The Environmental Protection Agency (EPA) has submitted a proposal to scrap a years-old finding that greenhouse gas emissions threaten the environment and public health. Former EPA officials say such a move would gut the agency’s own power to curb greenhouse gas emissions, which have been widely found to cause global warming.
“It’ll be the most decisive step taken to make the agency totally irrelevant, which then will become an excuse to just get rid of it,” said Christine Todd Whitman, the EPA administrator from 2001 to 2003 under President George W. Bush.
The EPA finalized what is known as the endangerment finding in late 2009. It said that greenhouse gases are a threat to both the environment and public health and that emissions from vehicles pollute the air with greenhouse gases. The finding is what obligates the EPA to address greenhouse gas emissions.
“Essentially, what the EPA is doing is suffocating its own authority under the Clean Air Act…to establish programs and rules to reduce greenhouse gas emissions,” said Joe Goffman, who worked at the EPA during the administrations of Democratic Presidents Joe Biden and Barack Obama.
“They’re making it impossible to take steps to reduce greenhouse gas emissions” in a deliberate fashion, Goffman stated.
This is just the latest move by the Trump administration to weaken the EPA. The White House also recently closed its scientific research arm, known as the Office of Research and Development (ORD).
ORD conducts critical research to “safeguard human health and ecosystems from environmental pollutants,” according to its website.
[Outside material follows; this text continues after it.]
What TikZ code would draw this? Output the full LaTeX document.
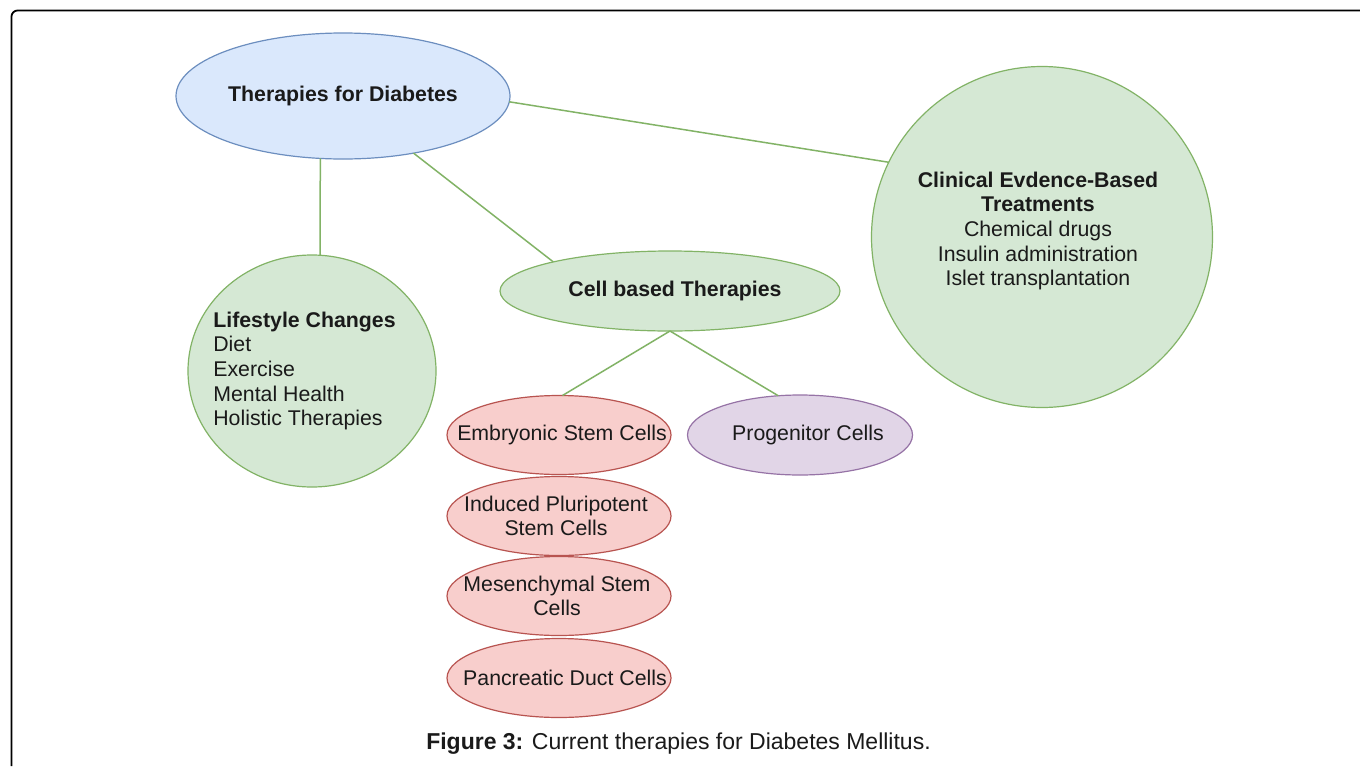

More than 1,500 employees, including scientists and researchers, are dispersed across the country at 11 different locations, but the bulk are based at the EPA’s headquarters in Washington, D.C., and at a large scientific facility in Research Triangle Park here in North Carolina.
The EPA had 16,155 employees back in January 2025, but following actions by the Trump administration, it is now down to 12,488 employees– a reduction of about 22%. The staffing cuts include 3,201 employees who took the Trump administration’s so-called “Fork in the Road” deferred resignation program, as well as those who took early retirement.
The ORD’s research touches on a range of issues from PFAS, often referred to as “forever chemicals,” to water-borne diseases, soot in the air, and environmental factors that contribute to childhood asthma.
“Today’s cuts dismantle one of the world’s most respected environmental health research organizations,” said Jennifer Orme-Zavaleta, former EPA principal deputy assistant administrator for science.
“Reducing its workforce under the guise of cost savings is both misleading and dangerous,” Orme-Zavaleta continued.
“This does not save taxpayers money; it simply shifts costs to hospitals, families, and communities left to bear the health and economic consequences of increased pollution and weakened oversight. The people of this country are not well served by these actions. They are left more vulnerable.”